MAJOR NEW planning legislation to be published today will dramatically clamp down on retentions for large developments and on the rampant expansion of quarries.
The Planning Bill 2010 will be published by Minister for the Environment John Gormley and is partly designed to target problems that persistently cropped up during the property boom which existing planning legislation was not equipped to deal with.
On the retention issue, the Bill will require that it will no longer be possible for planning permission to be granted for retention of developments built without planning permission, where the development would have required an environmental impact assessment (EIA).
The effect of this is that a major development that required an EIA and was built without planning permission must be demolished.
There are also new retention powers in relation to illegal developments on certain European-designated wildlife sites.

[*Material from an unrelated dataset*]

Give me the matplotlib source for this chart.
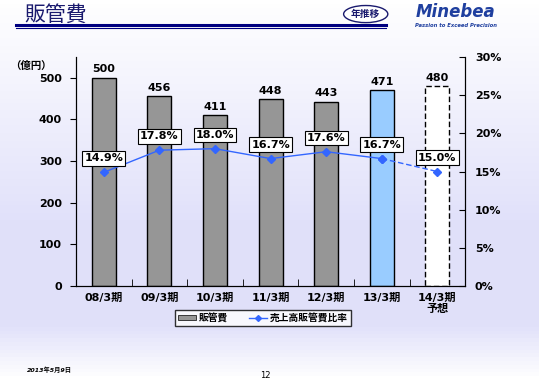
import numpy as np
import matplotlib.pyplot as plt
from matplotlib.patches import Ellipse, Patch
from matplotlib.lines import Line2D

plt.rcParams['font.family'] = ['DejaVu Sans', 'Noto Sans CJK JP']

periods = ["08/3期", "09/3期", "10/3期", "11/3期", "12/3期", "13/3期", "14/3期\n予想"]
sga = [500, 456, 411, 448, 443, 471, 480]
ratio = [14.9, 17.8, 18.0, 16.7, 17.6, 16.7, 15.0]
bar_colors = ["#969696"] * 5 + ["#99CCFF", "white"]

fig = plt.figure(figsize=(5.39, 3.80), dpi=100)

# background gradient
bg = fig.add_axes([0, 0, 1, 1], zorder=-10)
grad = np.concatenate([np.linspace(0, 1, 60), np.ones(25), np.linspace(1, 0, 15)])
top = np.array([1.0, 1.0, 1.0])
low = np.array([0.88, 0.88, 0.98])
img = top + grad[:, None] * (low - top)
bg.imshow(img[:, None, :], aspect="auto", extent=[0, 1, 0, 1])
bg.set_xlim(0, 1)
bg.set_ylim(0, 1)
bg.axis("off")

# header
fig.text(0.046, 0.96, "販管費", fontsize=15, color="#1a1a6e", ha="left", va="center",
         family="Noto Sans CJK JP")
fig.add_artist(Line2D([0.03, 0.716], [0.935, 0.935], color="#000080", lw=2.2))
fig.add_artist(Line2D([0.03, 0.716], [0.927, 0.927], color="#000080", lw=0.8))
fig.add_artist(Ellipse((0.6785, 0.963), 0.082, 0.045, facecolor="white",
                       edgecolor="#1a1a6e", lw=1))
fig.text(0.6785, 0.963, "年推移", fontsize=7, fontweight="bold", color="#1a1a6e",
         ha="center", va="center", family="Noto Sans CJK JP")
fig.text(0.846, 0.968, "Minebea", fontsize=12, fontweight="bold", fontstyle="italic",
         color="#1f3f9f", ha="center", va="center")
fig.text(0.846, 0.932, "Passion to Exceed Precision", fontsize=3.8, fontweight="bold",
         fontstyle="italic", color="#1f3f9f", ha="center", va="center")

ax = fig.add_axes([0.141, 0.247, 0.722, 0.603])
ax.patch.set_alpha(0)
x = np.arange(len(periods))
bars = ax.bar(x, sga, width=0.43, color=bar_colors, edgecolor="black", lw=1, zorder=2)
bars[-1].set_linestyle((0, (4, 2)))
for xi, v in zip(x, sga):
    ax.text(xi, v + 8, str(v), ha="center", va="bottom", fontsize=8, fontweight="bold")

ax.set_xlim(-0.5, len(periods) - 0.5)
ax.set_ylim(0, 550)
ax.set_yticks(range(0, 501, 100))
ax.set_xticks(x)
ax.set_xticklabels(periods, fontsize=8, fontweight="bold", linespacing=1.1)
ax.set_xticks(np.arange(0.5, len(periods) - 1, 1), minor=True)
ax.tick_params(axis="x", which="major", length=0, pad=5)
ax.tick_params(axis="x", which="minor", direction="in", length=5)
ax.tick_params(axis="y", direction="out", length=4, labelsize=8, pad=6)
for lab in ax.get_yticklabels():
    lab.set_fontweight("bold")
ax.spines["top"].set_visible(False)
ax.text(-0.115, 0.985, "（億円）", transform=ax.transAxes, ha="center", va="top",
        fontsize=7.5, fontweight="bold", family="Noto Sans CJK JP")

ax2 = ax.twinx()
ax2.set_ylim(0, 30)
ax2.set_yticks(range(0, 31, 5))
ax2.set_yticklabels([f"{t}%" for t in range(0, 31, 5)])
ax2.tick_params(axis="y", direction="in", length=4, labelsize=8, pad=7)
for lab in ax2.get_yticklabels():
    lab.set_fontweight("bold")
ax2.spines["top"].set_visible(False)

line_color = "#3366FF"
ax2.plot(x[:6], ratio[:6], color=line_color, lw=1, marker="D", ms=4, zorder=3)
ax2.plot(x[5:], ratio[5:], color=line_color, lw=1, ls=(0, (4, 2)), marker="D", ms=4, zorder=3)
for xi, r in zip(x, ratio):
    ax2.annotate(f"{r:.1f}%", (xi, r), xytext=(0, 10), textcoords="offset points",
                 ha="center", va="center", fontsize=8, fontweight="bold",
                 bbox=dict(boxstyle="square,pad=0.2", fc="white", ec="black", lw=0.8),
                 zorder=4)

handles = [Patch(facecolor="#969696", edgecolor="black", lw=0.5),
           Line2D([], [], color=line_color, marker="D", ms=3, lw=1)]
leg = fig.legend(handles, ["販管費", "売上高販管費比率"], loc="center",
                 bbox_to_anchor=(0.488, 0.163), ncol=2, frameon=True, fancybox=False,
                 edgecolor="black", fontsize=7, handlelength=1.8, handleheight=0.3,
                 borderpad=0.3, columnspacing=2.2, handletextpad=0.3)
leg.get_frame().set_linewidth(1)
for t in leg.get_texts():
    t.set_fontweight("bold")

fig.text(0.05, 0.026, "2013年5月9日", fontsize=4.5, fontstyle="italic", fontweight="bold",
         ha="left", va="center")
fig.text(0.492, 0.013, "12", fontsize=6, ha="center", va="center")

fig.savefig("out.png", dpi=100)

In the quarry sector, the new Bill will introduce a strictly time-limited sunset provision which will allow quarries with a generally compliant planning record to apply to An Bord Pleanála to regularise their activities through a new “substitute consent” process.
There will also be a new requirement for local authorities to prepare a complete inventory of all quarries in their jurisdiction. Quarries that never had planning permission or failed to register under S.261 of the Planning Act 2000 will not qualify for substitute consent.
Improved enforcement provisions in the Bill will require local authorities to immediately take enforcement proceedings against quarries which are refused substitute consent or are otherwise non-compliant.
There are also new provisions for the protection and strengthening of public rights of way.